Covid-19 saat ini tengah menghantam Cina. Bahkan, rumah sakit di sejumlah kota besar seperti Beijing dan Shanghai terancam lumpuh karena tak kuat lagi menahan pasien yang terus masuk.
Kenaikan kasus ini terjadi hanya selang dua pekan usai Pemerintah Cina melonggarkan aktivitas. Ini menyusul protes yang dilakukan masyarakat di beberapa kota.
Kasus positif hari ini mencapai 3.707 orang, meningkat dari 2.097 pada 18 Desember lalu. Sementara, otoritas Cina memprediksi puncak Covid-19 baru akan terjadi pekan depan. Mereka juga tengah bersiap untuk menghadapi skenario terburuk.
"Puncak infeksi akan meningkatkan angka keparahan yang tentunya berdampak pada seluruh sumber daya medis," kata Direktur Pusat Penyakit Menular Nasional Cina, Zhang Wenhong dikutip dari Reuters, Jumat (23/12).
Bahkan, lonjakan kasus di Cina menjadi perhatian Organisasi Kesehatan Dunia (WHO). Direktur Jenderal WHO Tedros Adhanom Ghebreyesus meminta data spesifik tentang keparahan pasien hingga kemampuan rumah sakit di negara tersebut.
Sedangkan Kepala Kedaruratan WHO dr. Michael Ryan juga mengatakan ICU rumah sakit di Negeri Panda telah penuh meski Cina menyatakan angka kasus masih rendah.
"Kami telah sering mengatakan ini: virus yang sangat menular ini akan selalu sulit dihentikan sepenuhnya," kata Ryan pada Kamis (22/12) dikutip dari BBC.
Padahal Cina mampu menahan gejolak pandemi dengan Zero Covid-19 Policy atau Kebijakan Nol Kasus Covid-19. Pemerintah Cina acapkali melakukan lockdown secara ketat di satu kota besar jika menemukan pasien dalam jumlah kecil.
Namun apa saja faktor penyebab lonjakan kasus Covid-19 di Cina?
Gagalnya Transisi New Normal
Ahli mengatakan Cina gagal menjalankan transisi dari Zero Covid-19 Policy menuju situasi normal.
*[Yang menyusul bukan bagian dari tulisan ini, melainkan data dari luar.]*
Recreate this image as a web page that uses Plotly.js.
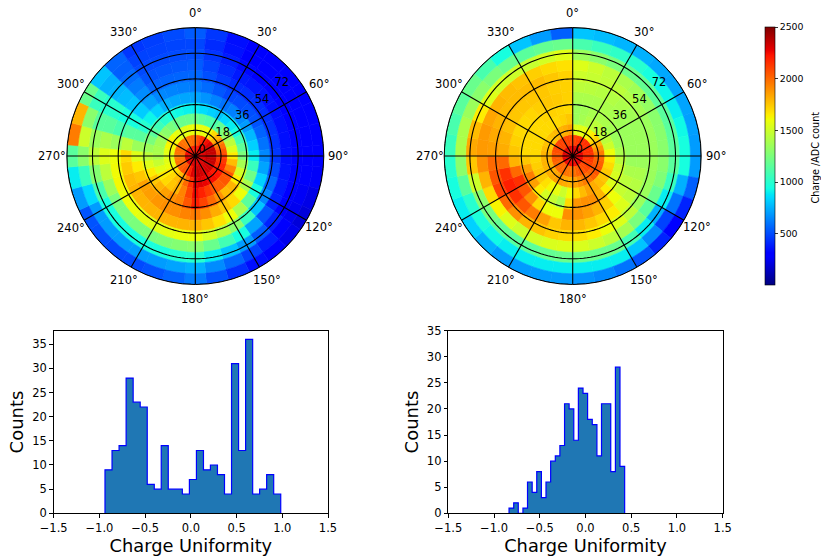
<!DOCTYPE html>
<html><head><meta charset="utf-8">
<script src="https://cdn.plot.ly/plotly-3.0.1.min.js"></script>
<style>html,body{margin:0;padding:0;background:#fff}#c{width:821px;height:559px}</style>
</head><body><div id="c"></div>
<script>
// Charge maps: ring rows, one value per sector
const ringStarts=[0,7.5,15,22.5,30,37.5,45,52.5,60,67.5,75,82.5];
const ringStep=7.5, sectorStep=10;
const leftThetas=[0,10,20,30,40,50,60,70,80,90,100,110,120,130,140,150,160,170,180,190,200,210,220,230,240,250,260,270,280,290,300,310,320,330,340,350];
const rightThetas=[5,15,25,35,45,55,65,75,85,95,105,115,125,135,145,155,165,175,185,195,205,215,225,235,245,255,265,275,285,295,305,315,325,335,345,355];
const leftRing1=[2200,2220,2240,2250,2270,2280,2300,2300,2300,2300,2300,2300,2300,2300,2300,2300,2300,2300,2300,2300,2300,2300,2300,2300,2300,2300,2300,2250,2250,2250,2250,2250,2250,2200,2200,2200];
const leftRing2=[2000,2060,2130,2200,2250,2300,2350,2350,2350,2350,2350,2350,2350,2330,2320,2300,2320,2340,2350,2300,2200,2100,2060,2030,2000,1980,1960,1950,1970,1990,2000,1990,1970,1950,1970,1990];
const leftRing3=[1600,1590,1590,1600,1700,1800,1900,1980,2050,2100,2130,2170,2200,2220,2240,2250,2270,2290,2300,2150,2000,1850,1770,1700,1650,1600,1570,1550,1580,1620,1650,1620,1580,1550,1570,1590];
const leftRing4=[1200,1160,1120,1100,1180,1270,1350,1450,1550,1650,1780,1920,2050,2050,2030,2050,2120,2190,2250,2100,1930,1800,1750,1700,1650,1570,1480,1400,1390,1370,1350,1300,1250,1200,1200,1200];
const leftRing5=[900,860,830,800,850,900,950,1080,1170,1250,1380,1520,1650,1800,1780,1900,2000,2100,2200,2050,1930,1900,1850,1800,1750,1650,1550,1450,1350,1250,1150,1070,1000,950,930,910];
const leftRing6=[720,680,640,600,630,660,700,770,830,900,1050,1220,1400,1600,1700,1750,1820,1900,1950,1930,1900,1900,1880,1860,1850,1750,1650,1550,1350,1150,1000,920,830,750,730,725];
const leftRing7=[620,580,530,490,500,510,520,560,600,650,720,830,950,1150,1400,1600,1680,1750,1800,1800,1800,1800,1800,1800,1800,1780,1740,1700,1450,1150,950,820,720,650,640,630];
const leftRing8=[570,510,460,420,425,430,430,435,440,450,500,570,650,800,1050,1300,1420,1520,1600,1590,1570,1550,1570,1590,1600,1620,1610,1600,1350,1100,950,800,660,560,560,565];
const leftRing9=[540,480,420,380,370,360,350,350,350,350,360,380,400,520,720,950,1080,1200,1300,1280,1260,1250,1250,1250,1250,1350,1450,1550,1400,1150,1000,780,620,520,525,530];
const leftRing10=[510,450,390,340,320,310,300,310,315,320,310,300,300,400,540,700,800,900,1000,980,960,950,950,950,950,1100,1280,1450,1350,1150,1000,760,580,500,500,505];
const leftRing11=[490,420,360,310,300,290,280,285,295,300,280,265,250,310,390,480,570,660,750,720,700,700,700,700,700,850,1050,1300,1500,1300,1050,750,550,480,480,485];
const leftRing12=[540,450,350,290,280,280,280,285,295,300,270,230,200,240,290,350,430,520,620,560,520,500,500,510,520,700,900,1150,1950,1800,1200,800,560,450,470,500];
const rightRing1=[2300,2300,2300,2300,2300,2300,2280,2280,2280,2280,2280,2280,2280,2280,2280,2250,2250,2250,2250,2250,2250,2250,2250,2280,2280,2280,2280,2300,2300,2300,2300,2300,2300,2300,2300,2300];
const rightRing2=[2100,2120,2140,2150,2150,2150,2150,2150,2150,2150,2130,2110,2100,2080,2060,2050,2020,1980,1950,1960,1980,2000,2000,2000,2000,2020,2040,2050,2070,2090,2100,2100,2100,2100,2100,2100];
const rightRing3=[1550,1560,1580,1620,1660,1710,1800,1880,1950,2000,2030,2050,2050,2020,1980,1950,1900,1850,1800,1820,1840,1850,1830,1810,1800,1800,1800,1800,1780,1760,1750,1770,1790,1800,1820,1850];
const rightRing4=[1350,1380,1420,1450,1450,1450,1450,1500,1600,1650,1700,1740,1750,1780,1820,1850,1780,1700,1600,1500,1580,1620,1680,1740,1750,1730,1710,1700,1700,1700,1700,1700,1700,1700,1720,1750];
const rightRing5=[1350,1370,1390,1400,1400,1380,1350,1360,1400,1450,1500,1530,1550,1650,1800,1900,1900,1880,1700,1400,1480,1520,1650,1850,1950,1850,1750,1700,1700,1700,1700,1700,1710,1720,1710,1700];
const rightRing6=[1400,1400,1400,1400,1390,1370,1350,1350,1350,1350,1400,1450,1480,1600,1720,1800,1850,1890,1900,1600,1600,1700,1900,2050,2150,2000,1800,1750,1720,1700,1700,1710,1730,1750,1740,1720];
const rightRing7=[1450,1440,1430,1420,1400,1370,1350,1350,1350,1350,1400,1430,1450,1550,1650,1700,1750,1790,1800,1750,1850,1950,2050,2150,2200,2150,2000,1820,1800,1770,1750,1750,1750,1750,1730,1720];
const rightRing8=[1500,1480,1460,1450,1420,1380,1350,1350,1350,1350,1350,1350,1350,1450,1550,1600,1650,1690,1700,1720,1760,1800,1900,2000,2100,2050,2000,1860,1830,1800,1780,1780,1780,1780,1750,1720];
const rightRing9=[1550,1500,1450,1400,1370,1330,1300,1300,1300,1300,1270,1200,1150,1250,1380,1450,1500,1540,1550,1540,1520,1500,1550,1630,1700,1800,1900,1870,1870,1840,1800,1780,1760,1730,1700,1680];
const rightRing10=[1350,1300,1250,1200,1180,1160,1150,1150,1150,1150,1050,900,750,900,1080,1200,1200,1200,1200,1180,1160,1150,1180,1240,1300,1500,1750,1830,1780,1650,1550,1520,1500,1480,1520,1560];
const rightRing11=[1100,1050,1020,1000,950,920,900,930,950,950,750,600,480,650,800,900,900,900,900,900,900,900,930,970,1000,1150,1300,1400,1400,1350,1300,1250,1200,1150,1180,1200];
const rightRing12=[800,780,760,750,730,720,720,710,700,700,550,400,300,400,520,600,650,680,700,700,700,700,750,830,900,950,1000,1050,1100,1150,1200,1100,950,800,700,550];
const leftRings=[leftRing1,leftRing2,leftRing3,leftRing4,leftRing5,leftRing6,leftRing7,leftRing8,leftRing9,leftRing10,leftRing11,leftRing12];
const rightRings=[rightRing1,rightRing2,rightRing3,rightRing4,rightRing5,rightRing6,rightRing7,rightRing8,rightRing9,rightRing10,rightRing11,rightRing12];

// Histograms
const leftEdges=[-0.939,-0.862,-0.785,-0.708,-0.631,-0.554,-0.477,-0.400,-0.324,-0.247,-0.170,-0.093,-0.016,0.061,0.138,0.214,0.291,0.368,0.445,0.522,0.599,0.676,0.752,0.829,0.906,0.983];
const leftCounts=[9,13,14,28,23,22,6,5,14,5,5,4,7,13,9,10,8,4,31,13,36,4,5,8,4];
const rightEdges=[-0.836,-0.785,-0.735,-0.684,-0.634,-0.583,-0.533,-0.482,-0.432,-0.381,-0.330,-0.280,-0.229,-0.179,-0.128,-0.078,-0.027,0.023,0.074,0.125,0.175,0.226,0.276,0.327,0.377,0.428];
const rightCounts=[1,2,0,1,6,4,8,3,6,10,11,13,21,20,14,24,23,18,17,11,21,21,8,28,9];

const radialTicks=[18,36,54,72,90];
const radialLabels=['0','18','36','54','72'];
const radialLabelR=[6,25,43,61,79];
const radialLabelTheta=50;
const angleTicks=[0,30,60,90,120,150,180,210,240,270,300,330];
const angleLabels=['0°','30°','60°','90°','120°','150°','180°','210°','240°','270°','300°','330°'];
const histXTicks=[-1.5,-1,-0.5,0,0.5,1,1.5];
const leftYTicks=[0,5,10,15,20,25,30,35];
const rightYTicks=[0,5,10,15,20,25,30,35];
const jet=[[0,'rgb(0,0,127)'],[0.11,'rgb(0,0,255)'],[0.125,'rgb(0,0,255)'],[0.34,'rgb(0,219,255)'],[0.35,'rgb(0,229,247)'],[0.375,'rgb(20,255,226)'],[0.64,'rgb(238,255,8)'],[0.65,'rgb(247,246,0)'],[0.66,'rgb(255,236,0)'],[0.89,'rgb(255,20,0)'],[0.91,'rgb(232,0,0)'],[1,'rgb(127,0,0)']];
const cMin=6,cMax=2500,colorbarTicks=[500,1000,1500,2000,2500];

const W=821,H=559,FONT='DejaVu Sans',CY=156,RADIUS=128.5,LABEL_RADIUS=143;
function mapTrace(rings,thetas,sub,withBar){
  const r=[],base=[],theta=[],color=[];
  rings.forEach((row,i)=>row.forEach((v,j)=>{r.push(ringStep);base.push(ringStarts[i]);theta.push(thetas[j]);color.push(v);}));
  const t={type:'barpolar',subplot:sub,r,base,theta,width:theta.map(()=>sectorStep),hoverinfo:'skip',
    marker:{color,colorscale:jet,cmin:cMin,cmax:cMax,showscale:withBar,
      line:{width:0.6,color,colorscale:jet,cmin:cMin,cmax:cMax}}};
  if(withBar) t.marker.colorbar={x:765/W,xref:'paper',xanchor:'left',y:1-285/H,yref:'paper',yanchor:'bottom',
    thickness:10,thicknessmode:'pixels',len:258,lenmode:'pixels',xpad:0,ypad:0,outlinecolor:'#000',outlinewidth:0.6,
    tickvals:colorbarTicks,ticks:'outside',ticklen:3,tickwidth:0.8,tickcolor:'#000',
    tickfont:{family:FONT,size:9.4,color:'#000'}};
  return t;
}
function gridTraces(sub){
  const out=[];
  radialTicks.forEach(R=>{const th=[],rr=[];for(let a=0;a<=360;a+=2){th.push(a);rr.push(R);}
    out.push({type:'scatterpolar',subplot:sub,mode:'lines',r:rr,theta:th,line:{color:'#000',width:1.1},hoverinfo:'skip',cliponaxis:false});});
  angleTicks.forEach(a=>out.push({type:'scatterpolar',subplot:sub,mode:'lines',r:[0,90],theta:[a,a],line:{color:'#000',width:1.1},hoverinfo:'skip',cliponaxis:false}));
  out.push({type:'scatterpolar',subplot:sub,mode:'text',r:radialLabelR,theta:radialLabels.map(()=>radialLabelTheta),text:radialLabels,
    textfont:{family:FONT,size:11.5,color:'#000'},textposition:'middle center',hoverinfo:'skip',cliponaxis:false});
  return out;
}
function angleAnnotations(cx){
  return angleTicks.map((a,i)=>({text:angleLabels[i],xref:'paper',yref:'paper',
    x:(cx+LABEL_RADIUS*Math.sin(a*Math.PI/180))/W,y:1-(CY-LABEL_RADIUS*Math.cos(a*Math.PI/180))/H,
    xanchor:'center',yanchor:'middle',showarrow:false,font:{family:FONT,size:11.5,color:'#000'}}));
}
function histTrace(edges,counts,xa,ya){
  const x=[edges[0]],y=[0];
  counts.forEach((c,i)=>{x.push(edges[i],edges[i+1]);y.push(c,c);});
  x.push(edges[edges.length-1]);y.push(0);
  return {type:'scatter',mode:'lines',xaxis:xa,yaxis:ya,x,y,fill:'tozeroy',fillcolor:'#1f77b4',line:{color:'#0000ff',width:1.2},hoverinfo:'skip'};
}
function polarLayout(cx){
  return {domain:{x:[(cx-RADIUS)/W,(cx+RADIUS)/W],y:[1-(CY+RADIUS)/H,1-(CY-RADIUS)/H]},bgcolor:'rgba(0,0,0,0)',bargap:0,
    radialaxis:{visible:false,range:[0,90]},
    angularaxis:{rotation:90,direction:'clockwise',tickmode:'array',tickvals:angleTicks,showticklabels:false,
      showgrid:false,showline:true,linecolor:'#000',linewidth:1,ticks:''}};
}
function xAxis(x0,x1,anchor){
  return {domain:[x0/W,x1/W],anchor,range:[-1.5,1.5],tickmode:'array',tickvals:histXTicks,ticktext:histXTicks.map(v=>(v<0?'\u2212':'')+Math.abs(v).toFixed(1)),
    showgrid:false,zeroline:false,showline:true,mirror:true,linecolor:'#000',linewidth:1,ticks:'outside',ticklen:3.5,tickcolor:'#000',
    tickfont:{family:FONT,size:11.5,color:'#000'},title:{text:'Charge Uniformity',standoff:2,font:{family:FONT,size:17.8,color:'#000'}}};
}
function yAxis(top,ticks,anchor){
  return {domain:[1-513.3/H,1-330.7/H],anchor,range:[0,top],tickmode:'array',tickvals:ticks,
    showgrid:false,zeroline:false,showline:true,mirror:true,linecolor:'#000',linewidth:1,ticks:'outside',ticklen:3.5,tickcolor:'#000',
    tickfont:{family:FONT,size:11.5,color:'#000'},title:{text:'Counts',standoff:3,font:{family:FONT,size:18,color:'#000'}}};
}
const data=[mapTrace(leftRings,leftThetas,'polar',false),...gridTraces('polar'),
  mapTrace(rightRings,rightThetas,'polar2',true),...gridTraces('polar2'),
  histTrace(leftEdges,leftCounts,'x','y'),histTrace(rightEdges,rightCounts,'x2','y2')];
const layout={width:W,height:H,margin:{l:0,r:0,t:0,b:0},paper_bgcolor:'#fff',plot_bgcolor:'#fff',showlegend:false,
  font:{family:FONT},
  polar:polarLayout(195.3),polar2:polarLayout(572.7),
  xaxis:xAxis(53.7,328,'y'),yaxis:yAxis(37.8,leftYTicks,'x'),
  xaxis2:xAxis(448.3,722.7,'y2'),yaxis2:yAxis(35,rightYTicks,'x2'),
  annotations:[...angleAnnotations(195.3),...angleAnnotations(572.7),
    {text:'Charge /ADC count',xref:'paper',yref:'paper',x:815/W,y:1-157.5/H,xanchor:'center',yanchor:'middle',textangle:-90,showarrow:false,font:{family:FONT,size:9.6,color:'#000'}}]};
Plotly.newPlot('c',data,layout,{displayModeBar:false,staticPlot:true});
</script></body></html>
Mereka tak menyiapkan vaksinasi hingga sistem kesehatan yang memadai.
Dampaknya, penularan Covid-19 dapat ditahan sejak 2020 lalu. Namun masalah muncul ketika sedikit penduduk yang telah mendapatkan antobodi Covid-19.
Pemerintah juga dianggap tak mampu mengomunikasikan strategi saat hidup kembali normal kepada masyarakat. Sebaliknya, Cina lebih sibuk dengan lockdown dan tes kepada penduduk ketimbang memperkuat sistem kesehatan.
"Tidak ada waktu transisi bagi sistem medis untuk mempersiapkan ini," kata ahli wabah dari University of California, Los Angeles (UCLA) Prof. Zuofeng Zhang dikutip dari Reuters.
Efektivitas Vaksin Lokal
Cina merupakan negara yang mengandalkan vaksin buatan mereka sendiri meski tak begitu efektif melawan Covid-19. Mereka juga menolak vaksin berbasis mRNA yang diproduksi negara-negara barat.
Kondisi ini diperparah dengan masih sedikitnya lansia yang mendapatkan vaksin penguat alias booster. Saat ini baru 42,3% penduduk berusia 80 tahun ke atas yang mendapatkan suntikan ketiga.
"Pemerintah China bersikeras untuk mengembangkan vaksinnya sendiri, yang menyebabkan penundaan waktu dan mematikan," tulis Ketua Kesehatan Masyarakat global di University of Edinburgh, Prof. Devi Sridhar dalam tulisan di The Guardian, Rabu (21/12).
Akibat lamanya proses pengembangan vaksin, Cina tertinggal dalam hal memberikan vaksin kepada seluruh penduduknya. Sementara, banyak negara menyelesaikan vaksinasi primer pada 2021 dan booster pada 2022.
Tes Kendor
Salah satu faktor lainnya adalah melemahnya tes usai pelonggaran aktivitas. Ini mengakibatkan pasien positif yang tak bergejala masih berkeliaran.
Padahal sebelumnya, Pemerintah Cina menyediakan banyak lokasi tes di sudut jalan yang berada di perkotaan. Namun saat ini fasilitas tersebut sudah dihentikan sejalan dengan pelonggaran.
Tak hanya itu, kewajiban hasil tes PCR negatif juga sudah ditiadakan saat memasuki fasilitas umum. "Bahkan tes PCR di rumah sakit tidak dilakukan," kata epidemiolog dari Hong Kong University Prof. Ben Crowling dikutip dari ABC.